**Dataset content:**

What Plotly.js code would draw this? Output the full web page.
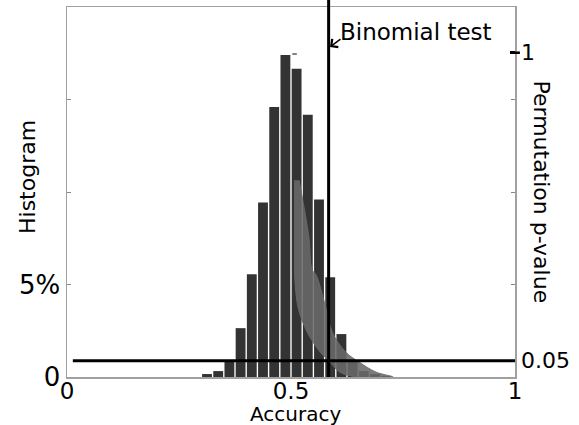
<!DOCTYPE html>
<html>
<head>
<meta charset="utf-8">
<script src="https://cdn.plot.ly/plotly-3.0.1.min.js"></script>
<style>html,body{margin:0;padding:0;background:#fff;}#chart{width:579px;height:425px;}</style>
</head>
<body>
<div id="chart"></div>
<script>
// Histogram of permutation accuracies (bin centres, fraction of permutations)
var accCenters = [0.3125, 0.3375, 0.3625, 0.3875, 0.4125, 0.4375, 0.4625, 0.4875, 0.5125, 0.5375, 0.5625, 0.5875, 0.6125, 0.6375, 0.6625, 0.6875, 0.7125];
var histFrac   = [0.0016, 0.0032, 0.0086, 0.0264, 0.0555, 0.0943, 0.146, 0.174, 0.1666, 0.1418, 0.096, 0.0539, 0.0232, 0.0086, 0.0032, 0.0016, 0.0005];

// Permutation p-value cloud (right axis): p levels and accuracy spread at each level
var permP       = [0.607, 0.432, 0.331, 0.315, 0.213, 0.139, 0.077, 0.046, 0.015, 0.0];
var permAccLow  = [0.508, 0.508, 0.508, 0.508, 0.516, 0.536, 0.565, 0.587, 0.609, 0.647];
var permAccHigh = [0.518, 0.540, 0.547, 0.556, 0.578, 0.592, 0.622, 0.652, 0.690, 0.728];
var permTopAcc  = [0.503, 0.513];
var permTopP    = [0.996, 0.996];

var binomialAcc = 0.584;   // binomial test threshold accuracy
var alphaLevel  = 0.05;    // significance level

var xTickVals = [0, 0.5, 1];
var xTickText = ['0', '0.5', '1'];
var yTickVals = [0, 0.05, 0.1, 0.15];
var yTickText = ['0', '5%', '', ''];
var y2TickVals = [0.05, 1];
var y2TickText = ['0.05', '1'];

var FONT = 'DejaVu Sans';
var FRAME = '#a0a0a0';

var traces = [
  {
    type: 'bar', x: accCenters, y: histFrac,
    marker: {color: '#333333', line: {width: 0}},
    hoverinfo: 'skip', showlegend: false
  },
  {
    type: 'scatter', mode: 'lines',
    x: permAccLow.concat(permAccHigh.slice().reverse()),
    y: permP.concat(permP.slice().reverse()),
    yaxis: 'y2', fill: 'toself',
    fillcolor: 'rgba(105,105,105,0.88)',
    line: {color: 'rgba(105,105,105,0.88)', width: 1, shape: 'spline'},
    hoverinfo: 'skip', showlegend: false
  },
  {
    type: 'scatter', mode: 'lines', x: permTopAcc, y: permTopP, yaxis: 'y2',
    line: {color: '#808080', width: 2}, hoverinfo: 'skip', showlegend: false
  }
];

var layout = {
  width: 579, height: 425,
  margin: {l: 67, r: 64, t: 7, b: 48, pad: 0},
  paper_bgcolor: '#ffffff', plot_bgcolor: '#ffffff',
  font: {family: FONT, color: '#000'},
  bargap: 0.12,
  showlegend: false,
  xaxis: {
    range: [0, 1], tickvals: xTickVals, ticktext: xTickText,
    ticks: '', showgrid: false, zeroline: false, ticklabelstandoff: -7,
    showline: true, linecolor: FRAME, linewidth: 1.5, mirror: true,
    tickfont: {family: FONT, size: 23, color: '#000'}
  },
  yaxis: {
    range: [0, 0.2], tickvals: yTickVals, ticktext: yTickText,
    ticks: 'inside', ticklen: 4, tickwidth: 1, tickcolor: '#888',
    showgrid: false, zeroline: false,
    showline: true, linecolor: FRAME, linewidth: 1.5, mirror: 'ticks',
    tickfont: {family: FONT, size: 26, color: '#000'}
  },
  yaxis2: {
    overlaying: 'y', side: 'right', range: [0, 1.141],
    tickvals: y2TickVals, ticktext: y2TickText,
    ticks: 'inside', ticklen: 5, tickwidth: 2.5, tickcolor: '#000',
    showgrid: false, zeroline: false,
    showline: true, linecolor: FRAME, linewidth: 1.5,
    tickfont: {family: FONT, size: 22, color: '#000'}
  },
  shapes: [
    {type: 'line', xref: 'x', yref: 'paper', x0: binomialAcc, x1: binomialAcc, y0: 0, y1: 1.02,
     line: {color: '#000', width: 3}},
    {type: 'line', xref: 'x', yref: 'y2', x0: 0.013, x1: 1, y0: alphaLevel, y1: alphaLevel,
     line: {color: '#000', width: 3}},
    {type: 'line', xref: 'paper', yref: 'y2', x0: 1, x1: 1.011, y0: y2TickVals[1], y1: y2TickVals[1],
     line: {color: '#000', width: 2.5}}
  ],
  annotations: [
    {text: 'Binomial test', xref: 'paper', yref: 'paper', x: 0.605, y: 0.932,
     xanchor: 'left', yanchor: 'middle', showarrow: false,
     font: {family: FONT, size: 23, color: '#000'}},
    {text: '', xref: 'x', yref: 'paper', x: binomialAcc + 0.003, y: 0.892,
     showarrow: true, ax: 12, ay: -9, arrowhead: 4, arrowsize: 1.3, arrowwidth: 1.5, arrowcolor: '#000'},
    {text: 'Histogram', xref: 'paper', yref: 'paper', x: -0.0893, y: 0.5405,
     xanchor: 'center', yanchor: 'middle', textangle: -90, showarrow: false,
     font: {family: FONT, size: 22, color: '#000'}},
    {text: 'Permutation p-value', xref: 'paper', yref: 'paper', x: 1.0603, y: 0.5014,
     xanchor: 'center', yanchor: 'middle', textangle: 90, showarrow: false,
     font: {family: FONT, size: 22, color: '#000'}},
    {text: 'Accuracy', xref: 'paper', yref: 'paper', x: 0.511, y: -0.099,
     xanchor: 'center', yanchor: 'middle', showarrow: false,
     font: {family: FONT, size: 20, color: '#000'}}
  ]
};

Plotly.newPlot('chart', traces, layout, {displayModeBar: false, staticPlot: true});
</script>
</body>
</html>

**Work to complete:**
Reproduce the material above exactly, first line through the line that contains "var FRAME = '#a0a0a0';", minus the pictures.

**Complete answer:**
What Plotly.js code would draw this? Output the full web page.
<!DOCTYPE html>
<html>
<head>
<meta charset="utf-8">
<script src="https://cdn.plot.ly/plotly-3.0.1.min.js"></script>
<style>html,body{margin:0;padding:0;background:#fff;}#chart{width:579px;height:425px;}</style>
</head>
<body>
<div id="chart"></div>
<script>
// Histogram of permutation accuracies (bin centres, fraction of permutations)
var accCenters = [0.3125, 0.3375, 0.3625, 0.3875, 0.4125, 0.4375, 0.4625, 0.4875, 0.5125, 0.5375, 0.5625, 0.5875, 0.6125, 0.6375, 0.6625, 0.6875, 0.7125];
var histFrac   = [0.0016, 0.0032, 0.0086, 0.0264, 0.0555, 0.0943, 0.146, 0.174, 0.1666, 0.1418, 0.096, 0.0539, 0.0232, 0.0086, 0.0032, 0.0016, 0.0005];

// Permutation p-value cloud (right axis): p levels and accuracy spread at each level
var permP       = [0.607, 0.432, 0.331, 0.315, 0.213, 0.139, 0.077, 0.046, 0.015, 0.0];
var permAccLow  = [0.508, 0.508, 0.508, 0.508, 0.516, 0.536, 0.565, 0.587, 0.609, 0.647];
var permAccHigh = [0.518, 0.540, 0.547, 0.556, 0.578, 0.592, 0.622, 0.652, 0.690, 0.728];
var permTopAcc  = [0.503, 0.513];
var permTopP    = [0.996, 0.996];

var binomialAcc = 0.584;   // binomial test threshold accuracy
var alphaLevel  = 0.05;    // significance level

var xTickVals = [0, 0.5, 1];
var xTickText = ['0', '0.5', '1'];
var yTickVals = [0, 0.05, 0.1, 0.15];
var yTickText = ['0', '5%', '', ''];
var y2TickVals = [0.05, 1];
var y2TickText = ['0.05', '1'];

var FONT = 'DejaVu Sans';
var FRAME = '#a0a0a0';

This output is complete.